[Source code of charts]
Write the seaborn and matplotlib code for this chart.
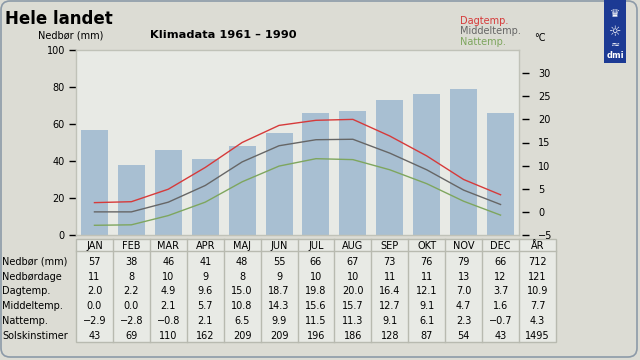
import matplotlib
matplotlib.use("Agg")
import matplotlib.pyplot as plt
import seaborn as sns
from matplotlib.patches import Rectangle, FancyBboxPatch

# data
months = ["JAN", "FEB", "MAR", "APR", "MAJ", "JUN", "JUL", "AUG", "SEP", "OKT", "NOV", "DEC"]
nedbor = [57, 38, 46, 41, 48, 55, 66, 67, 73, 76, 79, 66]
nedbordage = [11, 8, 10, 9, 8, 9, 10, 10, 11, 11, 13, 12]
dagtemp = [2.0, 2.2, 4.9, 9.6, 15.0, 18.7, 19.8, 20.0, 16.4, 12.1, 7.0, 3.7]
middeltemp = [0.0, 0.0, 2.1, 5.7, 10.8, 14.3, 15.6, 15.7, 12.7, 9.1, 4.7, 1.6]
nattemp = [-2.9, -2.8, -0.8, 2.1, 6.5, 9.9, 11.5, 11.3, 9.1, 6.1, 2.3, -0.7]
solskin = [43, 69, 110, 162, 209, 209, 196, 186, 128, 87, 54, 43]
year_label = "ÅR"
year_values = ["712", "121", "10.9", "7.7", "4.3", "1495"]
row_labels = ["Nedbør (mm)", "Nedbørdage", "Dagtemp.", "Middeltemp.", "Nattemp.", "Solskinstimer"]

W, H = 640, 360
FIG_BG = "#dcdcd4"
PLOT_BG = "#e8eae5"
BAR_C = "#a8bfd2"
RED = "#d63a3a"
GREY = "#666666"
GREEN = "#7ea65e"

plt.rcParams.update({
    "font.family": ["DejaVu Sans"],
    "font.size": 7,
    "xtick.major.size": 5,
    "ytick.major.size": 5,
})


def fx(px):
    return px / W


def fy(py):
    return 1 - py / H


def fmt1(v):
    # one decimal, with a real minus sign like the original table
    return f"{v:.1f}".replace("-", "\u2212")


fig = plt.figure(figsize=(6.4, 3.6), dpi=100, facecolor=FIG_BG)

# overlay in pixel coordinates for frame, logo and table
over = fig.add_axes([0, 0, 1, 1], zorder=0)
over.set_xlim(0, W)
over.set_ylim(H, 0)
over.axis("off")
over.patch.set_visible(False)

over.add_patch(FancyBboxPatch((1, 1), W - 4, H - 4, boxstyle="round,pad=0,rounding_size=9",
                              facecolor="none", edgecolor="#8c9aa8", lw=1.2))

# dmi logo
over.add_patch(Rectangle((604, 0), 22, 63, facecolor="#1c3a94", edgecolor="none"))
over.text(615, 14, "♛", color="white", ha="center", va="center", fontsize=8)
over.text(615, 32, "☼", color="white", ha="center", va="center", fontsize=10)
over.text(615, 45, "≈", color="white", ha="center", va="center", fontsize=8)
over.text(615, 56, "dmi", color="white", ha="center", va="center", fontsize=6, weight="bold")

# main chart
L, R, T, B = 76, 519, 50, 235
ax = fig.add_axes([fx(L), fy(B), fx(R - L), (B - T) / H], zorder=2)
ax.set_facecolor(PLOT_BG)
sns.barplot(x=months, y=nedbor, color=BAR_C, saturation=1, width=0.73, ax=ax, zorder=1)
ax.set_xlim(-0.5, 11.5)
ax.set_ylim(0, 100)
ax.set_yticks(range(0, 101, 20))
ax.set_xticks([])
ax.set_xlabel("")
ax.set_ylabel("")
for s in ax.spines.values():
    s.set_color("#c0c2b8")
    s.set_linewidth(1)
ax.tick_params(axis="y", colors="black", labelsize=7, width=1, pad=3)

ax2 = ax.twinx()
for vals, c in [(dagtemp, RED), (middeltemp, GREY), (nattemp, GREEN)]:
    sns.lineplot(x=list(range(12)), y=vals, color=c, lw=1, ax=ax2)
ax2.set_ylim(-5, 35)
ax2.set_yticks(range(-5, 31, 5))
for s in ax2.spines.values():
    s.set_visible(False)
ax2.spines["right"].set_position(("outward", 2))
ax2.tick_params(axis="y", labelsize=7, width=1, pad=7)
ax2.set_ylabel("")

# titles and labels
fig.text(fx(5), fy(19), "Hele landet", fontsize=12, weight="bold", va="center")
fig.text(fx(150), fy(35), "Klimadata 1961 – 1990", fontsize=8.2, weight="bold", va="center")
fig.text(fx(71), fy(35), "Nedbør (mm)", fontsize=7, ha="center", va="center")
fig.text(fx(460), fy(21), "Dagtemp.", color=RED, fontsize=7, va="center")
fig.text(fx(460), fy(31), "Middeltemp.", color=GREY, fontsize=7, va="center")
fig.text(fx(460), fy(42), "Nattemp.", color=GREEN, fontsize=7, va="center")
fig.text(fx(534), fy(38), "°C", fontsize=7, va="center")

# table below the chart
cw = (R - L) / 12
t_top, h_line, t_bot = 238.5, 251, 342
ncols = len(months) + 1
over.add_patch(Rectangle((L, t_top), cw * ncols, t_bot - t_top, facecolor=PLOT_BG,
                         edgecolor="#b8bab0", lw=1))
over.plot([L, L + cw * ncols], [h_line, h_line], color="#b8bab0", lw=1)
for i in range(1, ncols):
    over.plot([L + i * cw] * 2, [t_top, t_bot], color="#b8bab0", lw=1)

header = months + [year_label]
for i, m in enumerate(header):
    over.text(L + (i + 0.5) * cw, 246, m, ha="center", va="center", fontsize=7)

rows = [
    [str(v) for v in nedbor],
    [str(v) for v in nedbordage],
    [fmt1(v) for v in dagtemp],
    [fmt1(v) for v in middeltemp],
    [fmt1(v) for v in nattemp],
    [str(v) for v in solskin],
]
row_y = [262, 277, 291.5, 306, 321, 336]
for r, (lab, vals) in enumerate(zip(row_labels, rows)):
    y = row_y[r]
    over.text(2, y, lab, ha="left", va="center", fontsize=7)
    for i, v in enumerate(vals + [year_values[r]]):
        over.text(L + (i + 0.5) * cw, y, v, ha="center", va="center", fontsize=7)

plt.savefig("out.png", dpi=100, facecolor=FIG_BG)
plt.close()
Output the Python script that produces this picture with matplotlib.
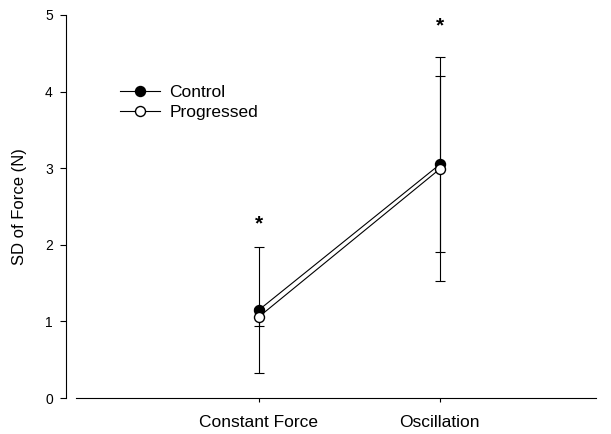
import matplotlib
matplotlib.use("Agg")
import matplotlib.pyplot as plt
from matplotlib.lines import Line2D

categories = ["Constant Force", "Oscillation"]
control_mean = [1.15, 3.05]
control_err = [0.82, 1.15]
progressed_mean = [1.06, 2.99]
progressed_err = [0.12, 1.46]
star_y = [2.27, 4.86]
y_ticks = [0, 1, 2, 3, 4, 5]

plt.rcParams['font.family'] = ['Liberation Sans', 'DejaVu Sans']

fig = plt.figure(figsize=(6.11, 4.34), dpi=100)
ax = fig.add_axes([76/611, 1-398/434, 520/611, 383/434])

x = list(range(len(categories)))
lw = 0.8
ms = 7.2
ax.errorbar(x, control_mean, yerr=control_err, color='black', lw=lw,
            marker='o', markersize=ms, markerfacecolor='black', markeredgecolor='black',
            capsize=3.8, elinewidth=lw, capthick=lw, zorder=3)
ax.errorbar(x, progressed_mean, yerr=progressed_err, color='black', lw=lw,
            marker='o', markersize=ms, markerfacecolor='white', markeredgecolor='black',
            capsize=3.8, elinewidth=lw, capthick=lw, zorder=4)

for xi, sy in zip(x, star_y):
    ax.text(xi, sy, '*', ha='center', va='center', fontsize=15, fontweight='bold')

ax.set_xlim(-1.011, 1.863)
ax.set_ylim(0, 5)
ax.set_yticks(y_ticks)
ax.set_xticks(x)
ax.set_xticklabels(categories)
ax.tick_params(axis='y', labelsize=10, width=lw, length=4.5, pad=5, direction='out')
ax.tick_params(axis='x', labelsize=12.5, width=lw, length=3, pad=9.5, direction='out')
ax.set_ylabel('SD of Force (N)', fontsize=12, labelpad=13)

ax.spines['top'].set_visible(False)
ax.spines['right'].set_visible(False)
ax.spines['left'].set_position(('outward', 7.2))
ax.spines['left'].set_linewidth(lw)
ax.spines['bottom'].set_linewidth(lw)

handles = [
    Line2D([], [], color='black', lw=lw, marker='o', markersize=ms,
           markerfacecolor='black', markeredgecolor='black'),
    Line2D([], [], color='black', lw=lw, marker='o', markersize=ms,
           markerfacecolor='white', markeredgecolor='black'),
]
ax.legend(handles, ['Control', 'Progressed'], loc='upper left',
          bbox_to_anchor=(0.084, 0.818), frameon=False, borderaxespad=0,
          borderpad=0, fontsize=12.5, handlelength=2.3, handletextpad=0.55,
          labelspacing=0.3)

fig.savefig('out.png', dpi=100)
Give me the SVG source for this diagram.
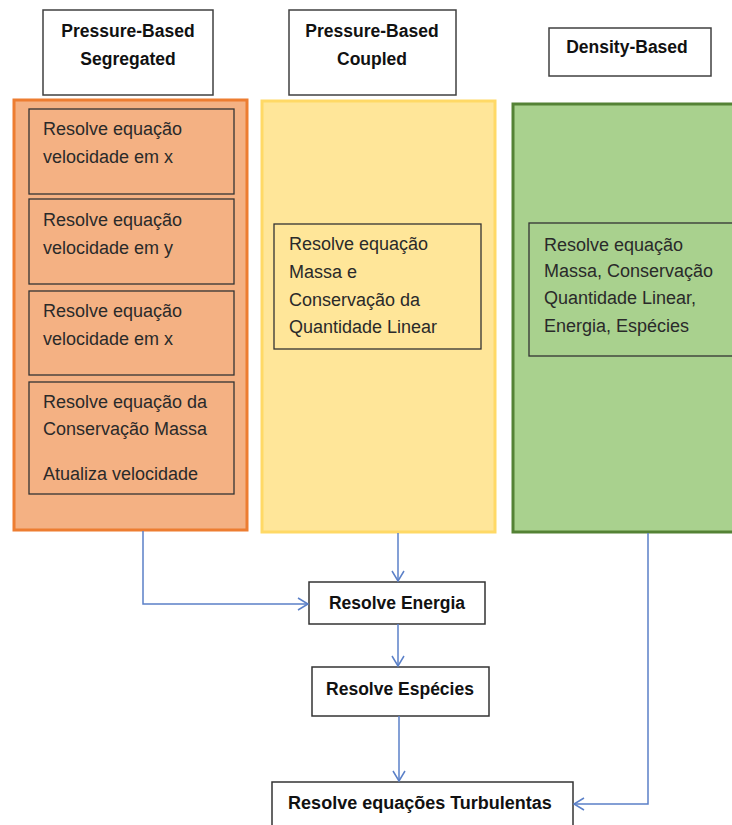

## THE REQUEST
Transcribe exactly, please, the lines between the start of the records above and the line holding "from matplotlib.patches import", counting both of those lines and omitting pictures.

## ANSWER BELOW
Write the seaborn and matplotlib code for this chart.
import matplotlib
matplotlib.use("Agg")
import matplotlib.pyplot as plt
import seaborn as sns
from matplotlib.patches import Rectangle, FancyBboxPatch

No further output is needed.